The other problem is that the movie makes it seem like the entire recording industry is set to go to war over a female singer of dubious talent. I suspect that the remaining contestants on this season’s edition of American Idol could all sing rings around the meager voice of Christina Milian. When director F. Gary Gray trots out geriatric rock stars Steven Tyler and Joe Perry to praise Moon for her singing, whatever hip quotient the movie retained until then goes down the drain in a hurry.

Even a feeble attempt to recreate the magic of Pulp Fiction by having Thurman and Travolta dance together—with the exact same moves and camera angles of twelve years ago—does little to save this poor picture from its decidedly uncool self.

The only redeeming feature of Be Cool is the endearing performances of relative newcomers The Rock and Andre Benjamin (Andre 3000 of Outkast fame). Two years ago, The Rock may not have yet gained the acting chops to carry a movie in a starring role as was required in The Scorpion King. In Be Cool, however, he takes Eliot’s flamboyant character and runs with it. The video within a movie where he is dressed up as gay cowboy and sings “You Ain’t Woman Enough to Take My Man” might be the most memorable scene in the whole film.

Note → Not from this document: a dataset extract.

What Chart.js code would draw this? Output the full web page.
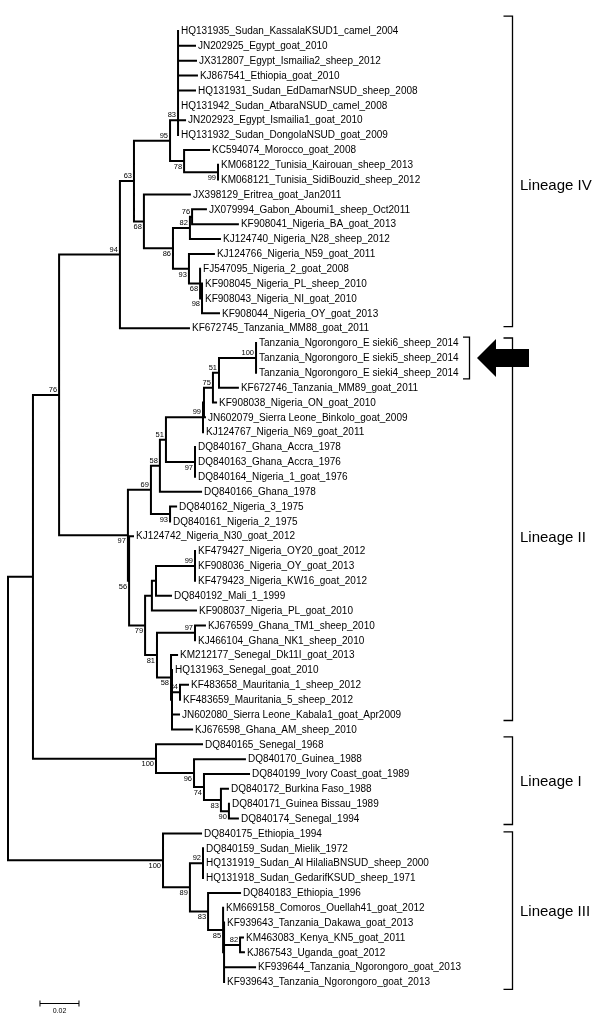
<!DOCTYPE html>
<html>
<head>
<meta charset="utf-8">
<script src="https://cdn.jsdelivr.net/npm/chart.js@4/dist/chart.umd.min.js"></script>
<style>
  html, body { margin: 0; padding: 0; background: #fff; }
  #wrap { width: 600px; height: 1031px; }
</style>
</head>
<body>
<div id="wrap"><canvas id="tree" width="600" height="1031"></canvas></div>
<script>
// Taxa, top to bottom
const leafNames = [
  'HQ131935_Sudan_KassalaKSUD1_camel_2004', 'JN202925_Egypt_goat_2010', 'JX312807_Egypt_Ismailia2_sheep_2012',
  'KJ867541_Ethiopia_goat_2010', 'HQ131931_Sudan_EdDamarNSUD_sheep_2008', 'HQ131942_Sudan_AtbaraNSUD_camel_2008',
  'JN202923_Egypt_Ismailia1_goat_2010', 'HQ131932_Sudan_DongolaNSUD_goat_2009', 'KC594074_Morocco_goat_2008',
  'KM068122_Tunisia_Kairouan_sheep_2013', 'KM068121_Tunisia_SidiBouzid_sheep_2012', 'JX398129_Eritrea_goat_Jan2011',
  'JX079994_Gabon_Aboumi1_sheep_Oct2011', 'KF908041_Nigeria_BA_goat_2013', 'KJ124740_Nigeria_N28_sheep_2012',
  'KJ124766_Nigeria_N59_goat_2011', 'FJ547095_Nigeria_2_goat_2008', 'KF908045_Nigeria_PL_sheep_2010',
  'KF908043_Nigeria_NI_goat_2010', 'KF908044_Nigeria_OY_goat_2013', 'KF672745_Tanzania_MM88_goat_2011',
  'Tanzania_Ngorongoro_E sieki6_sheep_2014', 'Tanzania_Ngorongoro_E sieki5_sheep_2014', 'Tanzania_Ngorongoro_E sieki4_sheep_2014',
  'KF672746_Tanzania_MM89_goat_2011', 'KF908038_Nigeria_ON_goat_2010', 'JN602079_Sierra Leone_Binkolo_goat_2009',
  'KJ124767_Nigeria_N69_goat_2011', 'DQ840167_Ghana_Accra_1978', 'DQ840163_Ghana_Accra_1976',
  'DQ840164_Nigeria_1_goat_1976', 'DQ840166_Ghana_1978', 'DQ840162_Nigeria_3_1975',
  'DQ840161_Nigeria_2_1975', 'KJ124742_Nigeria_N30_goat_2012', 'KF479427_Nigeria_OY20_goat_2012',
  'KF908036_Nigeria_OY_goat_2013', 'KF479423_Nigeria_KW16_goat_2012', 'DQ840192_Mali_1_1999',
  'KF908037_Nigeria_PL_goat_2010', 'KJ676599_Ghana_TM1_sheep_2010', 'KJ466104_Ghana_NK1_sheep_2010',
  'KM212177_Senegal_Dk11I_goat_2013', 'HQ131963_Senegal_goat_2010', 'KF483658_Mauritania_1_sheep_2012',
  'KF483659_Mauritania_5_sheep_2012', 'JN602080_Sierra Leone_Kabala1_goat_Apr2009', 'KJ676598_Ghana_AM_sheep_2010',
  'DQ840165_Senegal_1968', 'DQ840170_Guinea_1988', 'DQ840199_Ivory Coast_goat_1989',
  'DQ840172_Burkina Faso_1988', 'DQ840171_Guinea Bissau_1989', 'DQ840174_Senegal_1994',
  'DQ840175_Ethiopia_1994', 'DQ840159_Sudan_Mielik_1972', 'HQ131919_Sudan_Al HilaliaBNSUD_sheep_2000',
  'HQ131918_Sudan_GedarifKSUD_sheep_1971', 'DQ840183_Ethiopia_1996', 'KM669158_Comoros_Ouellah41_goat_2012',
  'KF939643_Tanzania_Dakawa_goat_2013', 'KM463083_Kenya_KN5_goat_2011', 'KJ867543_Uganda_goat_2012',
  'KF939644_Tanzania_Ngorongoro_goat_2013', 'KF939643_Tanzania_Ngorongoro_goat_2013'
];

// distance of each taxon from the root (substitutions/site)
const leafDepth = [
  0.0872, 0.0959, 0.0964, 0.0969, 0.0959, 0.0872, 0.0908, 0.0872, 0.1031, 0.1077,
  0.1077, 0.0933, 0.1015, 0.1179, 0.1087, 0.1056, 0.0985, 0.0995, 0.0995, 0.1082,
  0.0928, 0.1272, 0.1272, 0.1272, 0.1179, 0.1067, 0.1010, 0.1000, 0.0959, 0.0959,
  0.0959, 0.0990, 0.0862, 0.0831, 0.0641, 0.0959, 0.0959, 0.0959, 0.0836, 0.0964,
  0.1010, 0.0959, 0.0867, 0.0841, 0.0923, 0.0882, 0.0877, 0.0944, 0.0995, 0.1215,
  0.1236, 0.1128, 0.1133, 0.1179, 0.0990, 0.1000, 0.1000, 0.1000, 0.1190, 0.1103,
  0.1108, 0.1205, 0.1210, 0.1267, 0.1108
];

// topology: children are taxon indexes or node ids
const nodeKids = {
  root: ['nA', 'n100c'],
  nA: ['nB', 'n100b'],
  nB: ['n94', 'n97'],
  // lineage IV
  n94: ['n63', 20],
  n63: ['n95', 'n68'],
  n95: ['n83', 'n78'],
  n83: ['c6', 7], c6: ['c5', 6], c5: ['c4', 5], c4: ['c3', 4], c3: ['c2', 3], c2: ['c1', 2], c1: [0, 1],
  n78: [8, 'n99a'],
  n99a: [9, 10],
  n68: [11, 'n86'],
  n86: ['n82', 'n93'],
  n82: ['n76', 14],
  n76: [12, 13],
  n93: [15, 'n68b'],
  n68b: [16, 'n98'],
  n98: [17, 18, 19],
  // lineage II
  n97: ['n69', 'n56'],
  n69: ['n58', 'n93b'],
  n58: ['n51', 31],
  n51: ['n99b', 'n97b'],
  n99b: ['nX', 27],
  nX: ['n75', 26],
  n75: ['n51c', 25],
  n51c: ['n100a', 24],
  n100a: [21, 22, 23],
  n97b: [28, 29, 30],
  n93b: [32, 33],
  n56: [34, 'n79'],
  n79: ['nb', 'n81'],
  nb: ['nc', 39],
  nc: ['n99c', 38],
  n99c: [35, 36, 37],
  n81: ['n97c', 'n58b'],
  n97c: [40, 41],
  n58b: [42, 'nZ'],
  nZ: [43, 'n84', 46, 47],
  n84: [44, 45],
  // lineage I
  n100b: [48, 'n96'],
  n96: [49, 'n74'],
  n74: [50, 'n83b'],
  n83b: [51, 'n90'],
  n90: [52, 53],
  // lineage III
  n100c: [54, 'n89'],
  n89: ['n92', 'n83c'],
  n92: [55, 56, 57],
  n83c: [58, 'n85'],
  n85: [59, 'nV'],
  nV: [60, 'n82b', 63, 64],
  n82b: [61, 62]
};

const nodeDepth = {
  root: 0, nA: 0.0128, nB: 0.0262,
  n94: 0.0574, n63: 0.0646, n95: 0.0831, n83: 0.0872, c6: 0.0872, c5: 0.0872, c4: 0.0872, c3: 0.0872, c2: 0.0872, c1: 0.0872,
  n78: 0.0903, n99a: 0.1077, n68: 0.0697, n86: 0.0846, n82: 0.0933, n76: 0.0944, n93: 0.0928, n68b: 0.0985, n98: 0.0995,
  n97: 0.0615, n69: 0.0733, n58: 0.0779, n51: 0.0810, n99b: 0.1000, nX: 0.1005, n75: 0.1051, n51c: 0.1082, n100a: 0.1272,
  n97b: 0.0959, n93b: 0.0831, n56: 0.0621, n79: 0.0703, nb: 0.0738, nc: 0.0759, n99c: 0.0959, n81: 0.0764, n97c: 0.0959,
  n58b: 0.0836, nZ: 0.0841, n84: 0.0882,
  n100b: 0.0759, n96: 0.0954, n74: 0.1005, n83b: 0.1092, n90: 0.1133,
  n100c: 0.0795, n89: 0.0933, n92: 0.1000, n83c: 0.1026, n85: 0.1103, nV: 0.1108, n82b: 0.1190
};

// bootstrap support (%)
const nodeSupport = {
  n83: 83, n95: 95, n78: 78, n99a: 99, n63: 63, n68: 68, n94: 94, n76: 76, n82: 82, n86: 86, n93: 93, n68b: 68, n98: 98, nB: 76,
  n100a: 100, n51c: 51, n75: 75, n99b: 99, n51: 51, n97b: 97, n58: 58, n69: 69, n93b: 93, n97: 97, n56: 56, n99c: 99,
  n79: 79, n97c: 97, n81: 81, n58b: 58, n84: 84,
  n100b: 100, n96: 96, n74: 74, n83b: 83, n90: 90,
  n100c: 100, n92: 92, n89: 89, n83c: 83, n85: 85, n82b: 82
};
// support values printed under the branch instead of above it
const supportBelow = ['n99a', 'n78', 'n98', 'n68b', 'n93', 'n86', 'n68', 'n97b', 'n93b', 'n81', 'n79', 'n56', 'n97', 'n58b',
  'n90', 'n83b', 'n74', 'n96', 'n100b', 'n85', 'n83c', 'n89', 'n100c'];

// lineage brackets: [name, first row, last row, label row]
const lineages = [
  ['Lineage IV', -1.0, 19.9, 10.4],
  ['Lineage II', 20.66, 46.4, 34.1],
  ['Lineage I', 47.5, 53.4, 50.5],
  ['Lineage III', 53.9, 64.5, 59.3]
];
const highlightRows = [21, 23];   // new Tanzanian sequences (arrow)
const scaleBar = { start: 0.0164, length: 0.02, row: 65.4, label: '0.02' };

// --- layout: y of each node is the middle of its outer children ---
const nodeY = {};
function layout(id) {
  const ys = nodeKids[id].map(k => typeof k === 'number' ? k : layout(k));
  nodeY[id] = (ys[0] + ys[ys.length - 1]) / 2;
  return nodeY[id];
}
layout('root');
const kidY = k => typeof k === 'number' ? k : nodeY[k];
const kidDepth = k => typeof k === 'number' ? leafDepth[k] : nodeDepth[k];

// branches as one line dataset, segments separated by gaps
const branchPoints = [];
Object.keys(nodeKids).forEach(id => {
  const kids = nodeKids[id];
  const d = nodeDepth[id];
  branchPoints.push({ x: d, y: kidY(kids[0]) }, { x: d, y: kidY(kids[kids.length - 1]) }, { x: null, y: null });
  kids.forEach(k => {
    if (kidDepth(k) - d > 0.00001) {
      branchPoints.push({ x: d, y: kidY(k) }, { x: kidDepth(k), y: kidY(k) }, { x: null, y: null });
    }
  });
});

const FONT = '"Liberation Sans", Arial, sans-serif';

const treeLabels = {
  id: 'treeLabels',
  afterDatasetsDraw(chart) {
    const { ctx, scales: { x, y } } = chart;
    ctx.save();
    ctx.fillStyle = '#000';
    ctx.strokeStyle = '#000';

    // taxon names
    ctx.font = '10px ' + FONT;
    ctx.textAlign = 'left';
    ctx.textBaseline = 'middle';
    leafNames.forEach((name, i) => {
      ctx.fillText(name, x.getPixelForValue(leafDepth[i]) + 3, y.getPixelForValue(i) + 0.5);
    });

    // bootstrap values
    ctx.font = '7.5px ' + FONT;
    ctx.textAlign = 'right';
    Object.keys(nodeSupport).forEach(id => {
      const px = x.getPixelForValue(nodeDepth[id]) - 2;
      const py = y.getPixelForValue(nodeY[id]);
      if (supportBelow.includes(id)) {
        ctx.textBaseline = 'top';
        ctx.fillText(String(nodeSupport[id]), px, py + 2);
      } else {
        ctx.textBaseline = 'alphabetic';
        ctx.fillText(String(nodeSupport[id]), px, py - 3);
      }
    });

    // lineage brackets
    ctx.lineWidth = 1.3;
    ctx.font = '15px ' + FONT;
    ctx.textAlign = 'left';
    ctx.textBaseline = 'middle';
    const bx = 512.5;
    lineages.forEach(([name, r0, r1, rl]) => {
      const y0 = y.getPixelForValue(r0), y1 = y.getPixelForValue(r1);
      ctx.beginPath();
      ctx.moveTo(bx - 9, y0); ctx.lineTo(bx, y0); ctx.lineTo(bx, y1); ctx.lineTo(bx - 9, y1);
      ctx.stroke();
      ctx.fillText(name, 520, y.getPixelForValue(rl));
    });

    // small bracket + arrow for the new sequences
    const h0 = y.getPixelForValue(highlightRows[0]) - 6;
    const h1 = y.getPixelForValue(highlightRows[1]) + 6;
    const hm = (h0 + h1) / 2;
    ctx.beginPath();
    ctx.moveTo(463, h0); ctx.lineTo(469.5, h0); ctx.lineTo(469.5, h1); ctx.lineTo(463, h1);
    ctx.stroke();
    ctx.beginPath();
    ctx.moveTo(477, hm);
    ctx.lineTo(496, hm - 19);
    ctx.lineTo(496, hm - 9);
    ctx.lineTo(529, hm - 9);
    ctx.lineTo(529, hm + 9);
    ctx.lineTo(496, hm + 9);
    ctx.lineTo(496, hm + 19);
    ctx.closePath();
    ctx.fill();

    // scale bar
    const sx0 = x.getPixelForValue(scaleBar.start);
    const sx1 = x.getPixelForValue(scaleBar.start + scaleBar.length);
    const sy = Math.round(y.getPixelForValue(scaleBar.row)) + 0.5;
    ctx.lineWidth = 1;
    ctx.beginPath();
    ctx.moveTo(sx0, sy); ctx.lineTo(sx1, sy);
    ctx.moveTo(sx0, sy - 3); ctx.lineTo(sx0, sy + 3);
    ctx.moveTo(sx1, sy - 3); ctx.lineTo(sx1, sy + 3);
    ctx.stroke();
    ctx.font = '7px ' + FONT;
    ctx.textAlign = 'center';
    ctx.textBaseline = 'top';
    ctx.fillText(scaleBar.label, (sx0 + sx1) / 2, sy + 4);

    ctx.restore();
  }
};

new Chart(document.getElementById('tree'), {
  type: 'scatter',
  data: {
    datasets: [{
      data: branchPoints,
      showLine: true,
      spanGaps: false,
      borderColor: '#000',
      borderWidth: 2,
      borderCapStyle: 'square',
      pointRadius: 0,
      pointHoverRadius: 0
    }]
  },
  options: {
    responsive: false,
    animation: false,
    layout: { padding: 0 },
    events: [],
    plugins: { legend: { display: false }, tooltip: { enabled: false } },
    scales: {
      // 1950 px per substitution/site, root at x = 8
      x: { type: 'linear', display: false, min: -8 / 1950, max: 592 / 1950 },
      // one row every 14.86 px, first taxon at y = 31
      y: { type: 'linear', display: false, reverse: true, min: -31 / 14.86, max: 1000 / 14.86 }
    }
  },
  plugins: [treeLabels]
});
</script>
</body>
</html>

As Dabu, a member of Sin LaSalle’s gangster entourage, Benjamin brings a self-deprecating humor that is sorely lacking in every other character in the film. The audience can see right through Dabu and Elliot’s tough guy demeanors and as such can relate to them in a way that is impossible with every other person in the film.

Be Cool is rated PG-13 for violence, sensuality, and language including sexual references. It is currently playing at Regal Cinema in Boone.